The robots.txt file is a set of instructions for visiting robots (spiders) that index the content of your web site pages. The file must reside in the root directory of your web. For those spiders that obey the file, it provides a map for what they can, and cannot index.

To exclude all robots from the server (do not use this one unless you want no indexing for the entire site!):

User-agent: *
Disallow: /

To exclude all robots from parts of a server:

User-agent: *
Disallow: /private/
Disallow: /images-saved/
Disallow: /images-working/

To exclude a single robot from the server:

User-agent: Named Bot
Disallow: /

To exclude a single robot from parts of a server:

User-agent: Named Bot
Disallow: /private/
Disallow: /images-saved/
Disallow: /images-working/

Note: The asterisk (*) or wildcard in the User-agent field is a special value meaning "any robot" and therefore is the only one needed until you fully understand how to set up different User-agents.
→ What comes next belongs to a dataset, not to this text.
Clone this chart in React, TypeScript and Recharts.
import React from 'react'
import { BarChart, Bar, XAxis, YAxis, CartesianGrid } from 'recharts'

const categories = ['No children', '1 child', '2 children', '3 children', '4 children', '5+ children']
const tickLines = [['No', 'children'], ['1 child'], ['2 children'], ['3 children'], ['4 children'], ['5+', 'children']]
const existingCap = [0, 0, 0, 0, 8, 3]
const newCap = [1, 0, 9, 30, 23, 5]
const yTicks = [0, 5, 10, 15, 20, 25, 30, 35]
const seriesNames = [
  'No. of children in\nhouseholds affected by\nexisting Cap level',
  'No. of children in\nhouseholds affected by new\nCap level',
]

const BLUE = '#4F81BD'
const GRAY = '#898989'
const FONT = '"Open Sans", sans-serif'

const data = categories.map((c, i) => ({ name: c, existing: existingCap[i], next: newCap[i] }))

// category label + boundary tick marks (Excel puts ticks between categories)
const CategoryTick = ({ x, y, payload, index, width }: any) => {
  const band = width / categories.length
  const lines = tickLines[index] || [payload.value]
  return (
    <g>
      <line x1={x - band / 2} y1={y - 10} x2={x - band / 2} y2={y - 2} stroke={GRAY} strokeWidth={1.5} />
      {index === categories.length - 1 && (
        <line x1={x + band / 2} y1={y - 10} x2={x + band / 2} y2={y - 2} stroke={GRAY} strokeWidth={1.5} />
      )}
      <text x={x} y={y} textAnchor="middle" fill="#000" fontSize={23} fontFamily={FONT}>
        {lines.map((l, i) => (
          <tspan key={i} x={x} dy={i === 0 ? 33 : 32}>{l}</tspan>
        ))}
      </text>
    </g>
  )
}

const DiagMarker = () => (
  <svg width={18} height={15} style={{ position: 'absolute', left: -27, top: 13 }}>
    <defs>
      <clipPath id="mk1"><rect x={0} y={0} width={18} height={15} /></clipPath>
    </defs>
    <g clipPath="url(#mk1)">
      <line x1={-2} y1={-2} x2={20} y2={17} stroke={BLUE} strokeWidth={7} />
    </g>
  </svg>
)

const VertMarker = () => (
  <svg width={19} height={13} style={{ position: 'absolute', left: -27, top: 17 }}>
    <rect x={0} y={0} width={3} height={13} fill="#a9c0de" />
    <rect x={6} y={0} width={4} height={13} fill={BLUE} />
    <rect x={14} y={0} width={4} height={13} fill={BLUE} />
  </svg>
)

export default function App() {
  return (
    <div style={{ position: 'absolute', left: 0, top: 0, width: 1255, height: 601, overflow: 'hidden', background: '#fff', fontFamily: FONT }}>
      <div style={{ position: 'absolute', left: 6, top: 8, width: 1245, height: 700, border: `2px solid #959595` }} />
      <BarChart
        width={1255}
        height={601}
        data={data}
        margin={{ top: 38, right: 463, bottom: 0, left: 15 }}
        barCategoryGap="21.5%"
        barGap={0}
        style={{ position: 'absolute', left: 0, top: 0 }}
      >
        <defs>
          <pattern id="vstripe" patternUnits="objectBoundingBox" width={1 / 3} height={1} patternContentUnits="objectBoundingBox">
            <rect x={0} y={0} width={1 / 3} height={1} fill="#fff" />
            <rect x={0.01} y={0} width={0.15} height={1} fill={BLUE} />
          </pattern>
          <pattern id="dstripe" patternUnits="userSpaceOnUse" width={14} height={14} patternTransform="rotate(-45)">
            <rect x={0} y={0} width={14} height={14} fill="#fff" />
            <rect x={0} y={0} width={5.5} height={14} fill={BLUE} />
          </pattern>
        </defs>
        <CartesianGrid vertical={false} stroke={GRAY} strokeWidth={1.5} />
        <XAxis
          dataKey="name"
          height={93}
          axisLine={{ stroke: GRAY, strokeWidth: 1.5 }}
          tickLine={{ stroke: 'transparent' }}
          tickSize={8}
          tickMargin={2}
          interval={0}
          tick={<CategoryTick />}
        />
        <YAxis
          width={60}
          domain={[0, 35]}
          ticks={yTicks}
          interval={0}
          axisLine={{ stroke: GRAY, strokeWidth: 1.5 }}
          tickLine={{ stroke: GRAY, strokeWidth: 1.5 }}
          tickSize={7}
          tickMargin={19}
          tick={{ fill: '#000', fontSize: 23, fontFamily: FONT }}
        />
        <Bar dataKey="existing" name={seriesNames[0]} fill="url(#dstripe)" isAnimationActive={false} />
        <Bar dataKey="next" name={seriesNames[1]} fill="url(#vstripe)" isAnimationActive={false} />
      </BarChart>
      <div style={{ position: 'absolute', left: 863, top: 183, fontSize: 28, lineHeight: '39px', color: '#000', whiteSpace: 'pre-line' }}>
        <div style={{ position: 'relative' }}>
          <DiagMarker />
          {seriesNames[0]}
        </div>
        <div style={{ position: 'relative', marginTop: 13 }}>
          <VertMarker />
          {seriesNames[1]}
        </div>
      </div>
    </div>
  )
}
If you want to Disallow: a particular file within the directory, your Disallow: line might look like this one:

Disallow: /private/top-secret-stuff.htm

Bran

5:38 pm on May 16, 2002 (gmt 0)

Just create a txt file called robots.txt as follows:

User-agent: *
Disallow: /cgi-bin
Disallow: /example.html

The asterisk in user-agent disallows all spiders.

The disallow can be a file or specific page as shown

beasscr

6:01 pm on May 16, 2002 (gmt 0)

Thanks lazerzubb, I've checked the site out already and thats why I have more questions.

I'm really confused about how to get a certain page not to be indexed. If I create a robots.txt file with:

User-agent: *
Disallow: <META NAME="ROBOTS" CONTENT="NOINDEX, NOFOLLOW">

Won't this tell the spiders not to index and follow the whole site?

Should I do something like this instead:
User-agent: *
Disallow: /thepagenotbeindexed

User-Agent: Googlebot
Disallow: /*.doc$

I know its elementry Webmaster stuff but when it comes to this stuff I'm in 1st grade in Webmaster school!

lazerzubb

6:03 pm on May 16, 2002 (gmt 0)

User-agent: *
Disallow: /nottobeincluded.html

And then they wont include it.

keyplyr

6:30 pm on May 16, 2002 (gmt 0)

To remove a page that you do not want Google to list, try submitting a request here:

[google.com...]

The META tag and the robot.txt are two seperate ways of doing about the same thing. This tag...

...is put anywhere between <HEAD> and </HEAD> on each page you don't want indexed.

The robots.txt file however, is a way of excluding robot(s) from crawling your entire site, directories, or individual pages. You can name specific robots to exclude or allow. It is more effecient because you can list all the info into one file.